William Barr
Thomas Hawk/Flickr

On Wednesday, Donald Trump released a 46-minute video in which he made baseless allegations of voter fraud, claiming that it was “statistically impossible” for him to have lost to President-elect Joe Biden. That came the day after Attorney General William Barr told the Associated Press that the “Justice Department has uncovered no evidence of widespread voter fraud that could change the outcome of the 2020 election.” One senior administration official said that Trump is “livid at Barr” and could fire him.

But the attorney general’s comments about the election aren’t the only thing that has the president stewing. As the Washington Post reported, Trump is “even angrier that Connecticut U.S. Attorney John Durham did not issue a public report of his findings before last month’s election.” Durham is the prosecutor who has been investigating the origins of the Trump-Russia probe, and, according to journalist Murray Waas, threatened to resign if Barr continued to press him to release a report prior to the election.

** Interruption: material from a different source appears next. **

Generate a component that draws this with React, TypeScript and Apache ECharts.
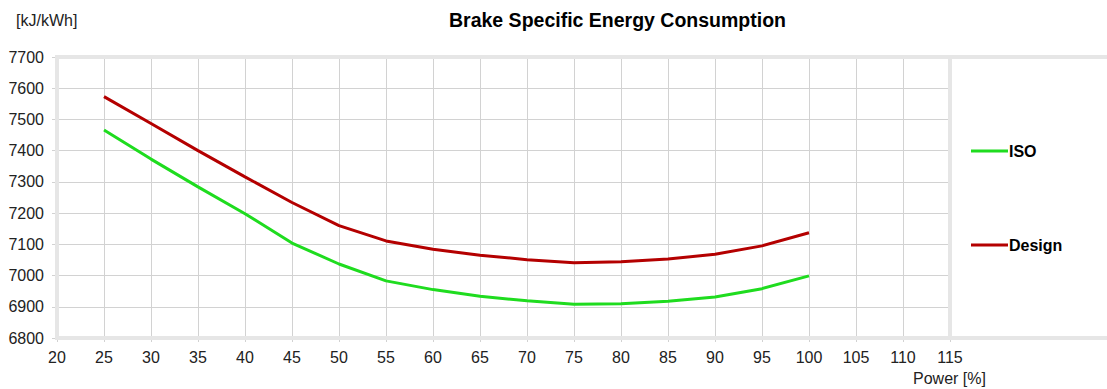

Apparently, Trump wasn’t mollified that, as we only learned this week, Barr made Durham a special prosecutor in October. That extends his probe into the Biden administration. The president doesn’t care about that because his only interest in the investigation was to use it as a cudgel before the election.

It is, however, worth noting what Barr is up to with this move. According to federal regulations, a special prosecutor can only be fired by the attorney general, and it must be for reasons such as misconduct, dereliction of duty, or conflict of interest. At this point, we don’t know who Biden will nominate to be attorney general, but it is unlikely that Durham will give them grounds for dismissal. So the investigation will go on as long as the special prosecutor deems it necessary.

One thing we can count on is that Republicans will continue to promote conspiracy theories about the origins of the Trump-Russia probe. On Thursday, the Senate Homeland Security Committee, chaired by Ron Johnson of Wisconsin, held yet another hearing on the investigation known as Crossfire Hurricane. Over the next four years, it will become the new Benghazi, with the merchants of doubt continuing to stir up their base with unsubstantiated claims. 

Even though multiple inquiries have produced nothing of note, Barr wants to keep the Durham investigation going because the minute a report is released, the entire enterprise will begin to fade from view. But as long as there is an ongoing investigation, right-wing media and Republicans will continue to spread disinformation. As we saw with Benghazi, the focus can shift depending on who the GOP wants to disparage. That “scandal” began with a focus on President Barack Obama and Susan Rice. But when Hillary Clinton launched her 2016 campaign, she became the target. 

There is a flip side to that calculation. In 2009, President Obama came under fire from progressives for suggesting that we needed to look forward, not backward, when it came to investigating the George W. Bush administration. As Biden has made clear, it will be up to the next attorney general to decide whether or not to investigate Trump. By continuing to look backward more than four years, Barr has given the new administration permission to do the same. We’ll have to see if the next attorney general decides to take him up on that. At the top of the list of possible crimes would be to finally complete the counterintelligence investigation into whether this country had a president who, for four years, was a Russian asset.